Nous avons eu la chance d’obtenir des places pour nous rendre samedi dernier à la représentation de l’opéra Le Couronnement de Poppée au… TGP. Et tout cela pour le prix (participation du CE comprise) d’un Ticket théâtre, soit 6 euros. Que demande le peuple ?
Nous nous retrouvons donc samedi 16 janvier dans un théâtre plein à craquer. Quel plaisir déjà que de voir l’intérêt suscité pour un art trop souvent considéré réservé à une « élite ». Nous pouvons reconnaître de surcroît dans la salle des enseignants de Stains accompagnés de leurs élèves. Quelle classe ! Quel bonheur aussi de voir ce public jeune et de toutes les couleurs. Ce n’est pas à Garnier ou à la Bastille que l’on peut voir une telle diversité des publics.
Quant à l’opéra proprement dit, point de départ de l’art lyrique, malgré ses 300 ans d’âge, il ne laisse pas d’étonner par la modernité de son propos. Il pourrait vite se trouver qualifié aujourd’hui de « pas très politiquement correct ». Y sont dépeints sans fard les ambitions, enjeux de pouvoir ainsi que la condition féminine avec une belle et cruelle lucidité (preuve que les mentalités n’évoluent pas vite).
Les voix quant à elles, des sopranes aux ténors, nous ont toutes enchantées avec un faible pour Othon ; Paulin Bündgen, merveilleux contre-ténor.
Côté décors et mise en scène, même enthousiasme : de la subtilité, de l’élégance, de l’humour aussi avec quelques clins d’œil tout en finesse notamment celui dédié à Fellini.
Il serait injuste d’oublier l’orchestre, ce n’est pas tous les jours qu’il nous est donné de voir et d’entendre des instruments anciens : viole de gambe et théorbe étaient au rendez-vous pour nous restituer au plus près la partition baroque de Monteverdi.
En bref, samedi, nous avons touché à la beauté, au raffinement loin des préoccupations qui polluent notre quotidien.
À l’issue du spectacle, mon Parisien de voisin me dit :- « On n’a pas forcément cette qualité-là à la Bastille et dire qu’il faut venir au TGP pour voir cela. » Je lui réponds que c’est un magnifique cadeau que nous fait ce théâtre. Il me demande étonné si je suis de Saint-Denis, je lui réponds que oui et que je suis fière qu’un tel événement ait lieu ici.

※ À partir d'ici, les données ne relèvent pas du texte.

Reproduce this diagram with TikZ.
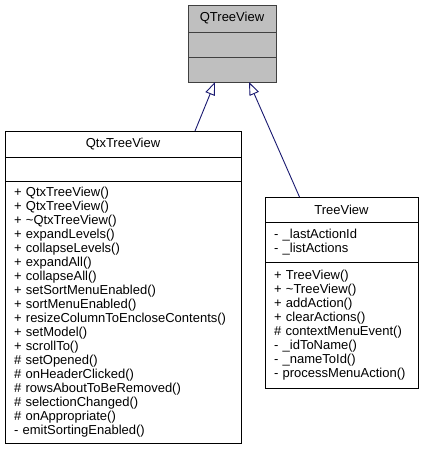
\documentclass[tikz,border=0pt]{standalone}
\usepackage{fontspec}
\setmainfont{Liberation Sans}
\usetikzlibrary{arrows.meta, positioning}
\definecolor{doxyblue}{RGB}{25, 25, 112}
\definecolor{doxygray}{RGB}{191, 191, 191}

\begin{document}
\begin{tikzpicture}[
    x=1pt, y=-1pt,
    font=\fontsize{13}{14}\selectfont,
    part/.style={rectangle, draw, line width=0.9pt, outer sep=0pt, inner sep=0pt},
    title/.style={part, align=center},
    members/.style={part, align=left, inner xsep=9pt},
    inherit/.style={-{Triangle[open, length=13pt, width=10pt]}, doxyblue, line width=0.9pt}
]
    \useasboundingbox (0,0) rectangle (424,463);

    % Base class
    \node[title, draw=black!75, fill=doxygray, minimum width=88pt, minimum height=27pt, anchor=north west] (qtreeview) at (188,5) {QTreeView};
    \node[part, draw=black!75, fill=doxygray, minimum width=88pt, minimum height=25pt, below=0pt of qtreeview] (qtreeview-attr) {};
    \node[part, draw=black!75, fill=doxygray, minimum width=88pt, minimum height=25pt, below=0pt of qtreeview-attr] (qtreeview-meth) {};

    % QtxTreeView
    \node[title, minimum width=236pt, minimum height=26pt, anchor=north west] (qtx) at (5,131) {QtxTreeView};
    \node[part, minimum width=236pt, minimum height=24pt, below=0pt of qtx] (qtx-attr) {};
    \node[members, text width=218pt, minimum height=262pt, below=0pt of qtx-attr] (qtx-meth) {%
        + QtxTreeView()\\
        + QtxTreeView()\\
        + \textasciitilde QtxTreeView()\\
        + expandLevels()\\
        + collapseLevels()\\
        + expandAll()\\
        + collapseAll()\\
        + setSortMenuEnabled()\\
        + sortMenuEnabled()\\
        + resizeColumnToEncloseContents()\\
        + setModel()\\
        + scrollTo()\\
        \# setOpened()\\
        \# onHeaderClicked()\\
        \# rowsAboutToBeRemoved()\\
        \# selectionChanged()\\
        \# onAppropriate()\\
        - emitSortingEnabled()};

    % TreeView
    \node[title, minimum width=153pt, minimum height=25pt, anchor=north west] (treeview) at (265,197) {TreeView};
    \node[members, text width=135pt, minimum height=40pt, below=0pt of treeview] (treeview-attr) {%
        - \_lastActionId\\
        - \_listActions};
    \node[members, text width=135pt, minimum height=126pt, below=0pt of treeview-attr] (treeview-meth) {%
        + TreeView()\\
        + \textasciitilde TreeView()\\
        + addAction()\\
        + clearActions()\\
        \# contextMenuEvent()\\
        - \_idToName()\\
        - \_nameToId()\\
        - processMenuAction()};

    % Inheritance
    \draw[inherit] ([xshift=72pt]qtx.north) -- ([xshift=-17pt]qtreeview-meth.south);
    \draw[inherit] ([xshift=-42pt]treeview.north) -- ([xshift=17pt]qtreeview-meth.south);
\end{tikzpicture}
\end{document}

Au même moment, le public, pas guindé, exulte, siffle sa jubilation. Les rappels se succèdent, les chanteurs(ses) ravi(e)s semblent surpris du triomphe qui leur ai fait.
Ce soir, je ne suis pas la seule à être fière et comme c’est bon cette communion autour d’un chef-d’œuvre de l’art lyrique. Nous pouvons aller nous coucher, apaisés et encore accompagnés par des voix d’anges.